Saturday, September 1st, 2007 is the Buffalo Chicken Wing fest. I love chicken wings so much [more a BBQ wing fan] I'm thinking of going up to Buffalo to enjoy. Are there any vendors/greenhouses near there? Anyone want to meet for some wings?!?!:rollhappy:


----------



## rdlsreno (Aug 18, 2007)

Here in Reno we just finish our Buffalo chicken wing festival contest a couple of months ago.

Ramon


----------



## Marco (Aug 18, 2007)

its in buffalo NY?


----------



## gary (Aug 18, 2007)

Bloomfield is nearby in Rochester, Joe loves to have visitors but should call ahead to see if he is going to be there.
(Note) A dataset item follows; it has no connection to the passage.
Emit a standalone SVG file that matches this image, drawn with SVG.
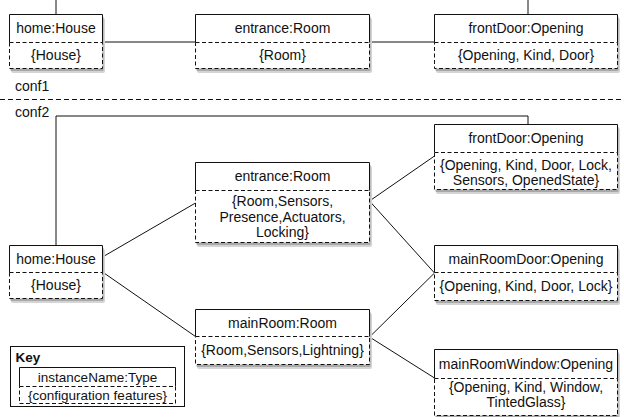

Clouds is just over the border, but they are not open that weekend. Besides, they have all those plants you you can't bring back anyway.

gary


----------



## NYEric (Aug 18, 2007)

gary said:


> Bloomfield is nearby in Rochester, Joe loves to have visitors but should call ahead to see if he is going to be there.


Mr. Kunisch is an old acquaintance so that's a good idea.


gary said:


> Clouds is just over the border, but they are not open that weekend. Besides, they have all those plants you you can't bring back anyway.
> gary


Yeah, thanks for reminding me of that!


----------